Playing With Fire
- Author: Peter Robinson
- Language: English
- Series: Inspector Alan Banks, #14
- Genre: Crime novel
- Publisher: McClelland & Stewart
- Publication date: January 2004
- Publication place: Canada
- Media type: Print (hardback, paperback)
- ISBN: 0-333-98932-5
- OCLC: 53242464
- Preceded by: The Summer That Never Was
- Followed by: Strange Affair

= Playing with Fire (Robinson novel) =

2004 novel by Peter Robinson

 Playing with Fire is the 14th novel by Yorkshire-born, Canadian detective fiction writer Peter Robinson in the Inspector Banks series.
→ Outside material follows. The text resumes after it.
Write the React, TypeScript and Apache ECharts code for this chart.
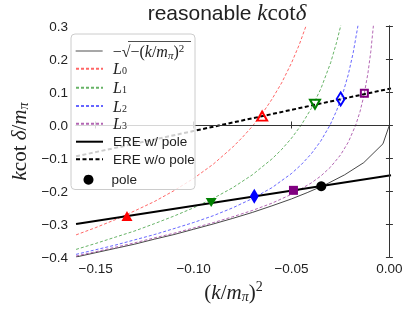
import React, { useEffect, useRef } from 'react';
import * as echarts from 'echarts';

// ---------- data ----------
const X_TICKS = [-0.15, -0.1, -0.05, 0];

const SQRT_CURVE: number[][] = [
  [-0.16, -0.4], [-0.15, -0.387], [-0.14, -0.374], [-0.13, -0.361], [-0.12, -0.346],
  [-0.11, -0.332], [-0.1, -0.316], [-0.09, -0.3], [-0.08, -0.283], [-0.07, -0.265],
  [-0.06, -0.245], [-0.05, -0.224], [-0.042, -0.205], [-0.0327, -0.181], [-0.0229, -0.151],
  [-0.0131, -0.114], [-0.0033, -0.057], [0, 0],
];

const L0_CURVE: number[][] = [
  [-0.16, -0.333], [-0.15, -0.311], [-0.14, -0.287], [-0.13, -0.26], [-0.12, -0.232],
  [-0.11, -0.199], [-0.1, -0.162], [-0.09, -0.119], [-0.08, -0.067], [-0.075, -0.037],
  [-0.07, -0.004], [-0.065, 0.034], [-0.06, 0.078], [-0.055, 0.128], [-0.05, 0.188],
  [-0.046, 0.244], [-0.0426, 0.3], [-0.04, 0.349],
];

const L1_CURVE: number[][] = [
  [-0.16, -0.377], [-0.15, -0.359], [-0.14, -0.34], [-0.13, -0.321], [-0.12, -0.299],
  [-0.11, -0.276], [-0.1, -0.251], [-0.09, -0.2225], [-0.08, -0.19], [-0.07, -0.151],
  [-0.06, -0.103], [-0.055, -0.074], [-0.05, -0.04], [-0.045, 0], [-0.04, 0.049],
  [-0.035, 0.11], [-0.03, 0.189], [-0.027, 0.25], [-0.0249, 0.3], [-0.023, 0.354],
];

const L2_CURVE: number[][] = [
  [-0.16, -0.392], [-0.15, -0.378], [-0.14, -0.364], [-0.13, -0.348], [-0.12, -0.332],
  [-0.11, -0.314], [-0.1, -0.2955], [-0.09, -0.275], [-0.08, -0.251], [-0.07, -0.223],
  [-0.06, -0.19], [-0.05, -0.147], [-0.045, -0.12], [-0.04, -0.088], [-0.035, -0.048],
  [-0.0303, 0], [-0.027, 0.043], [-0.024, 0.0915], [-0.021, 0.153], [-0.0185, 0.219],
  [-0.0161, 0.3], [-0.015, 0.346],
];

const L3_CURVE: number[][] = [
  [-0.16, -0.397], [-0.15, -0.384], [-0.14, -0.3705], [-0.13, -0.357], [-0.12, -0.342],
  [-0.11, -0.328], [-0.1, -0.312], [-0.09, -0.296], [-0.08, -0.278], [-0.07, -0.259],
  [-0.06, -0.237], [-0.05, -0.21], [-0.04, -0.176], [-0.035, -0.1545], [-0.03, -0.127],
  [-0.025, -0.091], [-0.021, -0.052], [-0.0172, 0], [-0.015, 0.041], [-0.013, 0.09],
  [-0.011, 0.156], [-0.0095, 0.223], [-0.0082, 0.3], [-0.0075, 0.352],
];

const ERE_POLE_LINE: number[][] = [[-0.16, -0.3], [0.0008, -0.152]];
const ERE_NOPOLE_LINE: number[][] = [[-0.16, -0.095], [0.0008, 0.111]];

// markers: L0, L1, L2, L3
const FILLED_MARKERS: number[][] = [[-0.134, -0.276], [-0.091, -0.235], [-0.069, -0.216], [-0.049, -0.198]];
const OPEN_MARKERS: number[][] = [[-0.065, 0.027], [-0.038, 0.063], [-0.0249, 0.079], [-0.0128, 0.096]];
const POLE_POINT: number[][] = [[-0.0348, -0.1855]];

const LEGEND_NAMES = ['sqrt', 'L0', 'L1', 'L2', 'L3', 'ERE w/ pole', 'ERE w/o pole', 'pole'];

const L_COLORS = ['rgba(255,0,0,0.6)', 'rgba(0,128,0,0.6)', 'rgba(0,0,255,0.6)', 'rgba(128,0,128,0.6)'];
const M_COLORS = ['#ff0000', '#008000', '#0000ff', '#800080'];
const M_SYMBOLS = ['triangle', 'triangle', 'diamond', 'rect'];
const M_ROTATE = [0, 180, 0, 0];
const M_FILLED_SIZE: any[] = [[11, 10], [11, 9], [9, 15], 9];
const M_OPEN_SIZE: any[] = [[10, 9], [10, 9], [8, 13], 7];

// legend row centres (px) – layout only
const LEGEND_ROW_Y = [49, 67.7, 86.7, 105, 122.7, 141.7, 159.3, 177.7];

const SANS = 'Liberation Sans';
const SERIF = 'Liberation Serif';

const fmtMinus = (s: string) => s.replace('-', '\u2212');

export default function App() {
  const ref = useRef<HTMLDivElement>(null);
  useEffect(() => {
    const chart = echarts.init(ref.current!, null, { renderer: 'svg' });

    const lSeries = [L0_CURVE, L1_CURVE, L2_CURVE, L3_CURVE].map((d, i) => ({
      name: 'L' + i,
      type: 'line',
      data: d,
      symbol: 'none',
      smooth: false,
      z: 3,
      lineStyle: { color: L_COLORS[i], width: 1, type: [3, 2] },
      itemStyle: { color: L_COLORS[i] },
    }));

    const filled = FILLED_MARKERS.map((p, i) => ({
      name: 'mf' + i,
      type: 'scatter',
      data: [p],
      symbol: M_SYMBOLS[i],
      symbolRotate: M_ROTATE[i],
      symbolSize: M_FILLED_SIZE[i],
      z: 6,
      itemStyle: { color: M_COLORS[i], opacity: 1 },
    }));
    const open = OPEN_MARKERS.map((p, i) => ({
      name: 'mo' + i,
      type: 'scatter',
      data: [p],
      symbol: M_SYMBOLS[i],
      symbolRotate: M_ROTATE[i],
      symbolSize: M_OPEN_SIZE[i],
      z: 6,
      itemStyle: { color: 'rgba(255,255,255,0)', borderColor: M_COLORS[i], borderWidth: 2, opacity: 1 },
    }));

    const legendText: Record<string, string> = {
      sqrt: '{sp| }{s2|\u2212\u221A\u2212(}{mi2|k}{s2|/}{mi2|m}{sub2|\u03C0}{s2|)}{sup|2}',
      L0: '{sp| }{mi|L}{sub|0}',
      L1: '{sp| }{mi|L}{sub|1}',
      L2: '{sp| }{mi|L}{sub|2}',
      L3: '{sp| }{mi|L}{sub|3}',
      'ERE w/ pole': '{sp| }{t|ERE w/ pole}',
      'ERE w/o pole': '{sp| }{t|ERE w/o pole}',
      pole: '{spp| }{t|pole}',
    };
    const legendRich = {
      sp: { width: 5, fontSize: 10 },
      spp: { width: 13, fontSize: 10 },
      t: { fontFamily: SANS, fontSize: 13.5, color: '#222', lineHeight: 14 },
      s2: { fontFamily: SERIF, fontSize: 16, color: '#222', lineHeight: 18 },
      mi2: { fontFamily: SERIF, fontStyle: 'italic', fontSize: 16, color: '#222', lineHeight: 18 },
      sub2: { fontFamily: SERIF, fontStyle: 'italic', fontSize: 11, color: '#222', lineHeight: 8, verticalAlign: 'bottom' },
      mi: { fontFamily: SERIF, fontStyle: 'italic', fontSize: 16, color: '#222', lineHeight: 14 },
      sub: { fontFamily: SERIF, fontSize: 10, color: '#222', lineHeight: 7, verticalAlign: 'bottom' },
      sup: { fontFamily: SERIF, fontSize: 11, color: '#222', lineHeight: 8, verticalAlign: 'top' },
    };

    const legends = LEGEND_NAMES.map((name, i) => {
      const isPole = name === 'pole';
      const h = isPole ? 10 : 14;
      const item: any = { name };
      if (isPole) item.icon = 'circle';
      else item.itemStyle = { opacity: 0 };
      if (name === 'sqrt') item.lineStyle = { color: '#777', width: 1.3 };
      return {
        orient: 'vertical',
        left: isPole ? 83.5 : 75,
        top: LEGEND_ROW_Y[i] - h / 2,
        itemWidth: isPole ? 10 : 27,
        itemHeight: h,
        padding: 0,
        z: 10,
        selectedMode: false,
        data: [item],
        formatter: (n: string) => legendText[n] || n,
        textStyle: { fontSize: 13.5, rich: legendRich },
      };
    });

    const option: any = {
      animation: false,
      grid: { left: 65, right: 16, top: 26, bottom: 52, show: false },
      graphic: [
        {
          type: 'text',
          x: 227,
          y: 1,
          z: 10,
          style: {
            text: '{a|reasonable }{i|k}{r|cot}{i|\u03B4}',
            align: 'center',
            verticalAlign: 'top',
            rich: {
              a: { fontFamily: SANS, fontSize: 21, fill: '#222', color: '#222' },
              i: { fontFamily: SERIF, fontStyle: 'italic', fontSize: 23, fill: '#222', color: '#222' },
              r: { fontFamily: SERIF, fontSize: 23, fill: '#222', color: '#222' },
            },
          },
        },
        {
          type: 'rect',
          z: 8,
          shape: { x: 71, y: 34, width: 124, height: 155.5, r: 4 },
          style: { fill: 'rgba(255,255,255,0.8)', stroke: '#cccccc', lineWidth: 1 },
        },
        {
          type: 'line',
          z: 100,
          shape: { x1: 128, y1: 41.5, x2: 191, y2: 41.5 },
          style: { stroke: '#222', lineWidth: 0.8 },
        },
      ],
      xAxis: [
        {
          type: 'value',
          min: -0.16,
          max: 0.0008,
          position: 'bottom',
          splitLine: { show: false },
          axisLine: { show: true, lineStyle: { color: '#333', width: 1 } },
          axisTick: { show: true, customValues: X_TICKS, length: 3.5, lineStyle: { color: '#333' } },
          axisLabel: {
            customValues: X_TICKS,
            formatter: (v: number) => fmtMinus(v.toFixed(2)),
            fontFamily: SANS,
            fontSize: 13.5,
            color: '#222',
            margin: 4,
          },
          name: '{r|(}{i|k}{r|/}{i|m}{sub|\u03C0}{r|)}{sup|2}',
          nameLocation: 'middle',
          nameGap: 21,
          nameTextStyle: {
            verticalAlign: 'top',
            rich: {
              r: { fontFamily: SERIF, fontSize: 21, color: '#222', lineHeight: 24 },
              i: { fontFamily: SERIF, fontStyle: 'italic', fontSize: 21, color: '#222', lineHeight: 24 },
              sub: { fontFamily: SERIF, fontStyle: 'italic', fontSize: 14, color: '#222', lineHeight: 10, verticalAlign: 'bottom' },
              sup: { fontFamily: SERIF, fontSize: 14, color: '#222', lineHeight: 12, verticalAlign: 'top' },
            },
          },
        },
        {
          type: 'value',
          min: -0.16,
          max: 0.0008,
          position: 'top',
          splitLine: { show: false },
          axisLine: { show: true, lineStyle: { color: '#333', width: 1 } },
          axisTick: { show: true, customValues: X_TICKS, length: 3.5, lineStyle: { color: '#333' } },
          axisLabel: { show: false },
        },
      ],
      yAxis: [
        {
          type: 'value',
          min: -0.4,
          max: 0.3,
          interval: 0.1,
          position: 'left',
          splitLine: { show: false },
          axisLine: { show: true, lineStyle: { color: '#333', width: 1 } },
          axisTick: { show: true, length: 3.5, lineStyle: { color: '#333' } },
          axisLabel: {
            formatter: (v: number) => fmtMinus((Math.abs(v) < 1e-9 ? 0 : v).toFixed(1)),
            fontFamily: SANS,
            fontSize: 13.5,
            color: '#222',
            margin: 8,
          },
          name: '{i|k}{r|cot }{i|\u03B4}{r|/}{i|m}{sub|\u03C0}',
          nameLocation: 'middle',
          nameGap: 40,
          nameRotate: 90,
          nameTextStyle: {
            rich: {
              r: { fontFamily: SERIF, fontSize: 21, color: '#222', lineHeight: 24 },
              i: { fontFamily: SERIF, fontStyle: 'italic', fontSize: 21, color: '#222', lineHeight: 24 },
              sub: { fontFamily: SERIF, fontStyle: 'italic', fontSize: 14, color: '#222', lineHeight: 10, verticalAlign: 'bottom' },
            },
          },
        },
        {
          type: 'value',
          min: -0.4,
          max: 0.3,
          interval: 0.1,
          position: 'right',
          splitLine: { show: false },
          axisLine: { show: true, lineStyle: { color: '#333', width: 1 } },
          axisTick: { show: true, length: 3.5, lineStyle: { color: '#333' } },
          axisLabel: { show: false },
        },
      ],
      legend: legends,
      series: [
        {
          name: 'sqrt',
          type: 'line',
          data: SQRT_CURVE,
          symbol: 'none',
          z: 3,
          lineStyle: { color: '#333', width: 0.9 },
          itemStyle: { color: '#333' },
          markLine: {
            silent: true,
            symbol: 'none',
            label: { show: false },
            lineStyle: { color: '#333', width: 1, type: 'solid' },
            data: [{ xAxis: 0 }, { yAxis: 0 }],
          },
        },
        ...lSeries,
        {
          name: 'ERE w/ pole',
          type: 'line',
          data: ERE_POLE_LINE,
          symbol: 'none',
          z: 4,
          lineStyle: { color: '#000', width: 2 },
          itemStyle: { color: '#000' },
        },
        {
          name: 'ERE w/o pole',
          type: 'line',
          data: ERE_NOPOLE_LINE,
          symbol: 'none',
          z: 4,
          lineStyle: { color: '#000', width: 2, type: [4, 2.5] },
          itemStyle: { color: '#000' },
        },
        {
          name: 'pole',
          type: 'scatter',
          data: POLE_POINT,
          symbol: 'circle',
          symbolSize: 10,
          z: 6,
          itemStyle: { color: '#000', opacity: 1 },
        },
        ...filled,
        ...open,
      ],
    };

    chart.setOption(option);
    return () => chart.dispose();
  }, []);

  return <div ref={ref} style={{ position: 'fixed', left: 0, top: 0, width: 407, height: 309 }} />;
}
It was published in 2004 and nominated for that year's Hammett Prize.

==Reception==
Gary Curtis of The Hamilton Spectator called it a "red-hot scorcher, a BritCrime epic with Peter Banks at his best." Oline H. Cogdill of the South Florida Sun Sentinel called the novel "crime fiction at its best" and opined that it "shows why Robinson's novel continue to be a pleasure." Al Hutchison of The Tampa Tribune opined that while the novel "may not quite match up to" In a Dry Season, the tenth novel in the series, as a "literary achievement", there is "no question Robinson is on a winning streak."